"The narrator of My Sunshine Away tells the riveting story of the summer of 1989, when he was a fourteen-year-old boy in Baton Rouge, Louisiana, in love with the girl across the street, Lindy Simpson. Lindy was the girl with the golden hair and perfect legs, who rode her bicycle to track practice every afternoon, leaving a trail of beguiled boys in her wake. Yet one late-summer eve, a crime shattered everyone's illusion of the supposed idyllic neighborhood, and nothing was ever the same again." -- taken from the book cover
Glowing reviews for this book are popping up everywhere, like a literary whack-a-mole. Everything about this book just screamed: READ ME, and I did, and I must say....
Well.
It was very readable. There were so many beautifully written passages, very compelling story lines that made up the whole, and well-drawn characters. All of those elements tend to earn raves from me, I know.

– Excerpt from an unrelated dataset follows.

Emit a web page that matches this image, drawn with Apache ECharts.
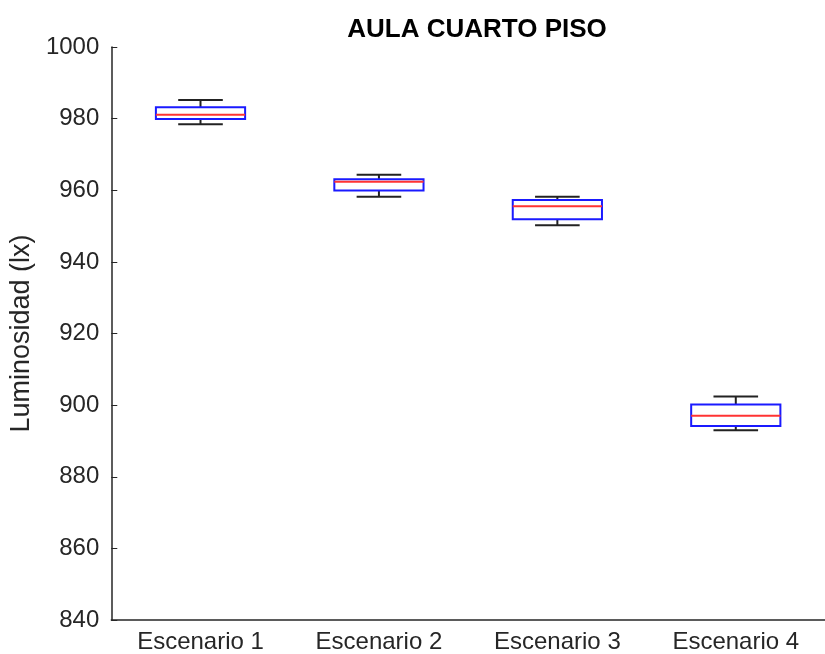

The narrator, never named (which always irritates me), is one of those guys you get stuck with at a party; the one who has interesting stories to tell, but who can't resist the urge to go off on tangents in order to lay background or create a setting for what he's really trying to tell you. It's not that his stories weren't well told. It's that his stories so constantly interrupt the flow of the story that it was easy to be pulled off track. I can quibble about that: I am frequently "that guy," I know.
Of particular note, for instance, is the narrator's sharing of the history of the nutria, a large rodent that was imported to the United States by the folks who make Tabasco sauce. So, yeah, that kind of off-the-rails thing.
This was a good read that fell short of being a great read for me.